Gas turbines for polygeneration? A thermodynamic investigation of a fuel rich gas turbine cycle
Gas turbines as used nowadays are working far in the fuel lean regime, which is most reasonable for mobile applications, since the formation of pollutants and soot are avoided while the temperatures remain low enough to avoid damage of the turbine. However, from a thermodynamic point of view the exergy utilization is far from optimum at such conditions.
For stationary conditions a different approach may be worth a second thought: the use of gas turbines as chemical reactors for hydrogen and carbon monoxide production in combination with power generation and the utilization of the exhaust enthalpy stream. A gas turbine model cycle is analyzed using complex equilibria including radicals and chemical exergies. Chemical exergies were calculated from equilibrating the gas mixtures at different points in each process with a large excess of moist air. Methane was studied as an exemplary fuel.
Comparing the exergy losses of the idealized gas turbine process, the losses for the fuel rich stoichiometry are lower than at the lean stoichiometry used in gas turbines nowadays.

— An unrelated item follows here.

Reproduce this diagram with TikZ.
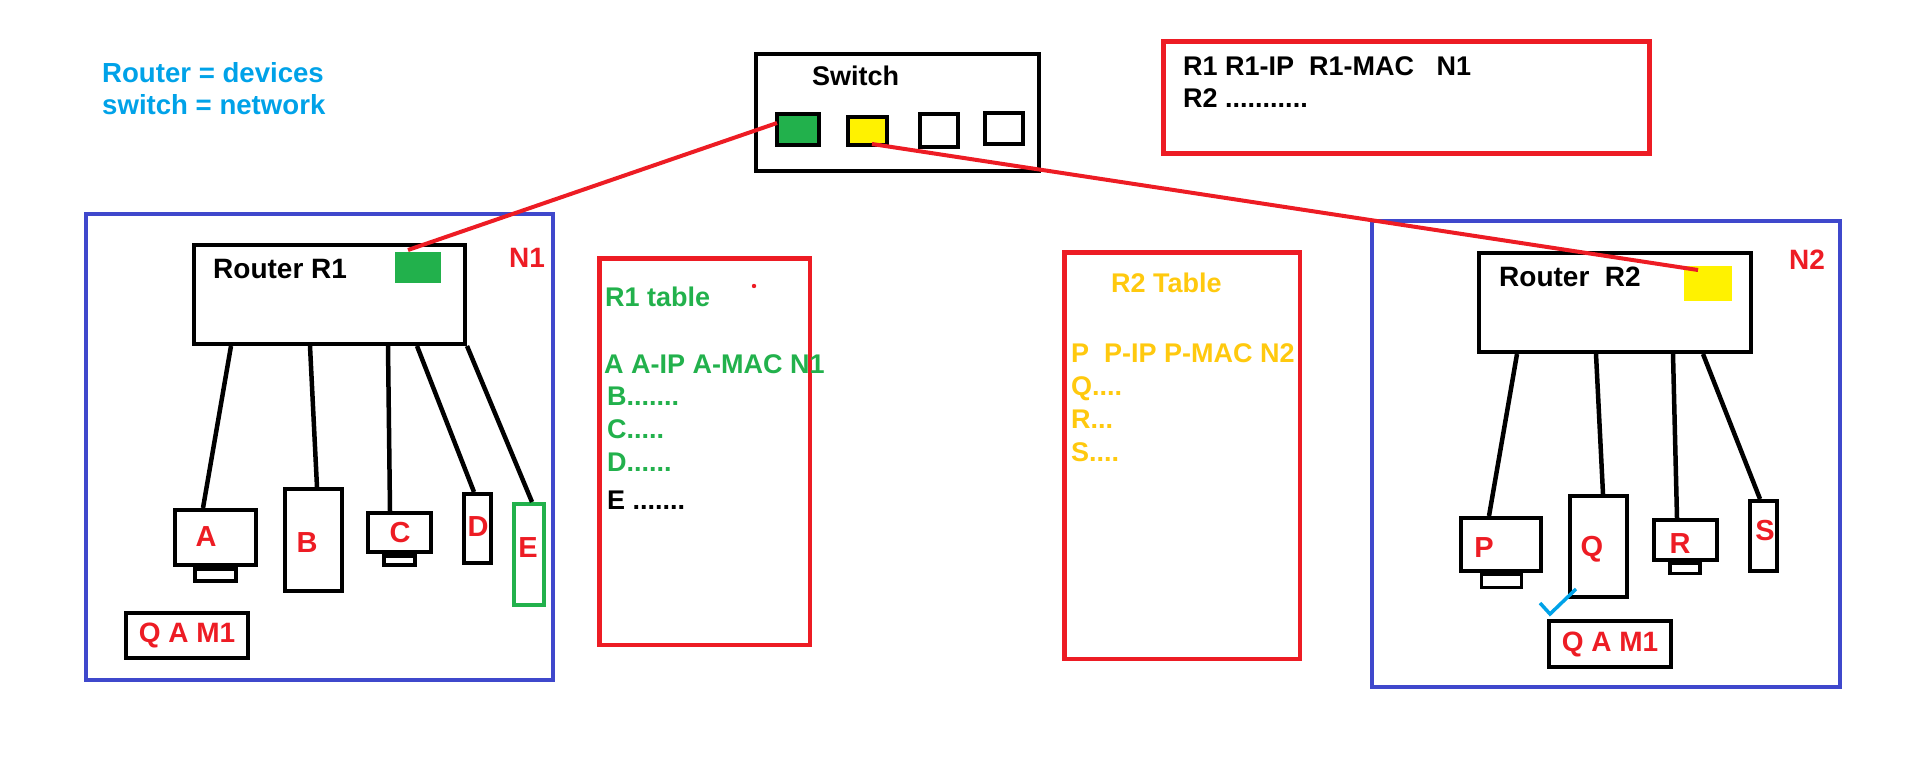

The exact values of the exergetic efficiency depend on the pressure ratio, which was studied in the range of 10 to 30. The hydrogen to carbon monoxide ratio would be typically near 2.2, while the adiabatic flame temperature would be in a range which either would cause no damage to typical gas turbines or could be handled with carbon fiber reinforced carbon. The composition of the gases is likely to change within the turbine, where temperature and enthalpy drops. This was considered in additional calculations where chemical equilibration of the gas mixture in the turbine is considered. The possibility to combine a partial oxidation with an energy conversion process and thus produce syngas mixtures would add an additional flexibility to the gas turbine process, which is worth consideration.